▶ **To do**
Extract, without alteration, each line from the start of the listing to the line bearing "n10_2021 = [11.46, 18.38, None, 5.28, 1.13, -1.13, 5.28, 35.12]".

▶ **Dataset section**
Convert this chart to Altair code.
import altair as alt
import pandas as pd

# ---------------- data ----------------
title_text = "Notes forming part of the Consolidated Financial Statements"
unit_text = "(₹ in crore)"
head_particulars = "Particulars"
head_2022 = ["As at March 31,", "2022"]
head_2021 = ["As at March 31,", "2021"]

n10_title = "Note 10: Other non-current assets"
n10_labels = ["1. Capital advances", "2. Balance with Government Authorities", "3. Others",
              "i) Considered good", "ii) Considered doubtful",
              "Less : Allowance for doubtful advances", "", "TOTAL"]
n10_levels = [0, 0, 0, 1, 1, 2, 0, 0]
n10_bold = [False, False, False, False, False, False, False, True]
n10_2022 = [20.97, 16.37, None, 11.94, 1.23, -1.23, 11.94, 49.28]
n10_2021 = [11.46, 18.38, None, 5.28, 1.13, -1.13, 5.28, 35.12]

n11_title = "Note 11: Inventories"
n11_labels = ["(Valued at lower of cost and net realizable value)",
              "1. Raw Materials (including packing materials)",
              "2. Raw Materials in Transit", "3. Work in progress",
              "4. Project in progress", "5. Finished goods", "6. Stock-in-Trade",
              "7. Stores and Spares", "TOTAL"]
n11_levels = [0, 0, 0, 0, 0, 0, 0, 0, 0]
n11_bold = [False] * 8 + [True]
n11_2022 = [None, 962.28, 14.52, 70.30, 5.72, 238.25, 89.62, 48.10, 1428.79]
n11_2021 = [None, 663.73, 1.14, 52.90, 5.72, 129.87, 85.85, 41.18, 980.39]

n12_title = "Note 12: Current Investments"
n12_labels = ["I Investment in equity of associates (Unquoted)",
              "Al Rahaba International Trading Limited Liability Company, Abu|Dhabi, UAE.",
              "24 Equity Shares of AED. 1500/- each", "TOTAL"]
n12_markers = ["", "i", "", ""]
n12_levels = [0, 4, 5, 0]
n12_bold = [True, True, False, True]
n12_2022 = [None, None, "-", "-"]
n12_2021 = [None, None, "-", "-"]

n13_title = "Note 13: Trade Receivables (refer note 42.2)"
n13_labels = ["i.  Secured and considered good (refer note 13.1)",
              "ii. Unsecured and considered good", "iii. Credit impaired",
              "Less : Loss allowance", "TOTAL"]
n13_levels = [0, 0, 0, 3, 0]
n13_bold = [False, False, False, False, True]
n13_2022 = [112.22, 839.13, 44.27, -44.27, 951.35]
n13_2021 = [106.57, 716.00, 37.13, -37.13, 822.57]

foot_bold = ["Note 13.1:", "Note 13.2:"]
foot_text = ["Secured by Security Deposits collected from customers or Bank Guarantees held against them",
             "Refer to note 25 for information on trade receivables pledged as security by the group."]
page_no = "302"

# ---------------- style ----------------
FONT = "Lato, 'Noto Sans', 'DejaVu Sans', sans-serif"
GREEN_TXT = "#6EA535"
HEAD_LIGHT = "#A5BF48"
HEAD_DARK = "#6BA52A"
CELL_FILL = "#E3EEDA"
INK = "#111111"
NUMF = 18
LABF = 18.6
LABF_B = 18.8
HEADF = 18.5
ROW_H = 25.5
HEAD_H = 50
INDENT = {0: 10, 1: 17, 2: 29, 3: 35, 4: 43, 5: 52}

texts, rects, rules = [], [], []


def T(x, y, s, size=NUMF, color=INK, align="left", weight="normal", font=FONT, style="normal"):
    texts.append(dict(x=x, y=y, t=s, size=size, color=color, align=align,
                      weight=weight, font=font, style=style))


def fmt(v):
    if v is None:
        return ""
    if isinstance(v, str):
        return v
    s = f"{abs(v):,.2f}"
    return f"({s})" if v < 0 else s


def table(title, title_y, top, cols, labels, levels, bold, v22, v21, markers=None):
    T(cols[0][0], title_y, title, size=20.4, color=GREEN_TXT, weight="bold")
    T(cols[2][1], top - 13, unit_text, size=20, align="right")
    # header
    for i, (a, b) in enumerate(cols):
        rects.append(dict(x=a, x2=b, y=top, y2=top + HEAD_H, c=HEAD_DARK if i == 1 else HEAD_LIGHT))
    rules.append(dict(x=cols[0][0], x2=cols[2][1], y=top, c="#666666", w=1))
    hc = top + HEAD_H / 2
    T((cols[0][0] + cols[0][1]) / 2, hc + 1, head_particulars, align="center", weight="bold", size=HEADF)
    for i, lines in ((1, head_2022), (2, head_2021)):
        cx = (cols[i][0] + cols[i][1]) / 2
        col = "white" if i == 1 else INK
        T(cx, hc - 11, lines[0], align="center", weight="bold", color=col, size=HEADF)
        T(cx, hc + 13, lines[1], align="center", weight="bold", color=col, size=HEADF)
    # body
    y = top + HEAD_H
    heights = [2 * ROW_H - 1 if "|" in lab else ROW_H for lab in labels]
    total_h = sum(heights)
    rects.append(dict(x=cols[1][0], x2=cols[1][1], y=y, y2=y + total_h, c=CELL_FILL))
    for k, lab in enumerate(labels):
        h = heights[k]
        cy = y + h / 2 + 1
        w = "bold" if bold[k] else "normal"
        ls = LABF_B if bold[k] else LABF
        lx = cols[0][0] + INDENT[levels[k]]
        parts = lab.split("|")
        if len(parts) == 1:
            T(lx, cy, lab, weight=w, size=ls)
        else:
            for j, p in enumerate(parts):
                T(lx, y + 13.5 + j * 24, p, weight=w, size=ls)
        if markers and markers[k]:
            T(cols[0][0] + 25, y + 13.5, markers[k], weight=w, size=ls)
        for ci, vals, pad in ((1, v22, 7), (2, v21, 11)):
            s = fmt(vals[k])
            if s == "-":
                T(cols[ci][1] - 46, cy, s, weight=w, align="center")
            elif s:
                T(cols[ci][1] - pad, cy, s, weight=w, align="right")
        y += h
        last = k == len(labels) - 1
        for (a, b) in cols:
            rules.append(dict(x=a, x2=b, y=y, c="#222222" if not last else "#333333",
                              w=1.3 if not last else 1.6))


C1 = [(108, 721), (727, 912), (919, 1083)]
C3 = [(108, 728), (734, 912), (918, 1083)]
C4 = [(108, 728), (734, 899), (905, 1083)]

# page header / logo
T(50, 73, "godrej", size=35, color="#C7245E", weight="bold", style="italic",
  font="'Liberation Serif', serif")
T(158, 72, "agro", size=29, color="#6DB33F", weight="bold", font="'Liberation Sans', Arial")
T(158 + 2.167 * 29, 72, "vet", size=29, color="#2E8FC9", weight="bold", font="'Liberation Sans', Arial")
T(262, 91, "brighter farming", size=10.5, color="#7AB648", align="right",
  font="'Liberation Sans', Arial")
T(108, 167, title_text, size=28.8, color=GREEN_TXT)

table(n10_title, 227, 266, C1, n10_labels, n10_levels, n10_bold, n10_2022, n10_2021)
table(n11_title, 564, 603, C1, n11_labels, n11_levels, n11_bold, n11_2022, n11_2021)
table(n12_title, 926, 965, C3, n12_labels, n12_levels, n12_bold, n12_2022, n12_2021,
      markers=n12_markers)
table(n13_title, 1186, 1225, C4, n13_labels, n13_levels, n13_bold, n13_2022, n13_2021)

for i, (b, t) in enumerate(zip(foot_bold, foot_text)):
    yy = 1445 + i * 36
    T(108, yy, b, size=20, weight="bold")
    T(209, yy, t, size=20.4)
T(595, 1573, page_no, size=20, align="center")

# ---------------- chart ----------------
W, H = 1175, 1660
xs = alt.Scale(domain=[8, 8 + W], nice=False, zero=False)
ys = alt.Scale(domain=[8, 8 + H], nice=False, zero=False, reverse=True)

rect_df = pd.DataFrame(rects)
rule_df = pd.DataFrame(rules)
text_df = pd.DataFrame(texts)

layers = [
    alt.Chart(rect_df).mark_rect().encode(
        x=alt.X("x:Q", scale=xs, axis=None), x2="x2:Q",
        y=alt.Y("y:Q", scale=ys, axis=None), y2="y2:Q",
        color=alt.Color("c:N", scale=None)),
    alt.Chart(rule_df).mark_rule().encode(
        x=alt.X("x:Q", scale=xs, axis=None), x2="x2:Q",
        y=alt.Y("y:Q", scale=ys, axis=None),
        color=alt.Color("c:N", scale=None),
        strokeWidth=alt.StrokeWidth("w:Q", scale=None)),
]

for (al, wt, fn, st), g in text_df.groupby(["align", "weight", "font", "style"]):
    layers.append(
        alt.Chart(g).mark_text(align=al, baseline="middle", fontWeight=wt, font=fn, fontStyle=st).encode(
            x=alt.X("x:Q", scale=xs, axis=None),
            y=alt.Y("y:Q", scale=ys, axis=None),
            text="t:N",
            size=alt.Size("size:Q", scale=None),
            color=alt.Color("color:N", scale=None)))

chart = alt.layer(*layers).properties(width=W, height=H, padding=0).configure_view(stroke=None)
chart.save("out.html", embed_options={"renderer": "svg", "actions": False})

▶ **The result**
Convert this chart to Altair code.
import altair as alt
import pandas as pd

# ---------------- data ----------------
title_text = "Notes forming part of the Consolidated Financial Statements"
unit_text = "(₹ in crore)"
head_particulars = "Particulars"
head_2022 = ["As at March 31,", "2022"]
head_2021 = ["As at March 31,", "2021"]

n10_title = "Note 10: Other non-current assets"
n10_labels = ["1. Capital advances", "2. Balance with Government Authorities", "3. Others",
              "i) Considered good", "ii) Considered doubtful",
              "Less : Allowance for doubtful advances", "", "TOTAL"]
n10_levels = [0, 0, 0, 1, 1, 2, 0, 0]
n10_bold = [False, False, False, False, False, False, False, True]
n10_2022 = [20.97, 16.37, None, 11.94, 1.23, -1.23, 11.94, 49.28]
n10_2021 = [11.46, 18.38, None, 5.28, 1.13, -1.13, 5.28, 35.12]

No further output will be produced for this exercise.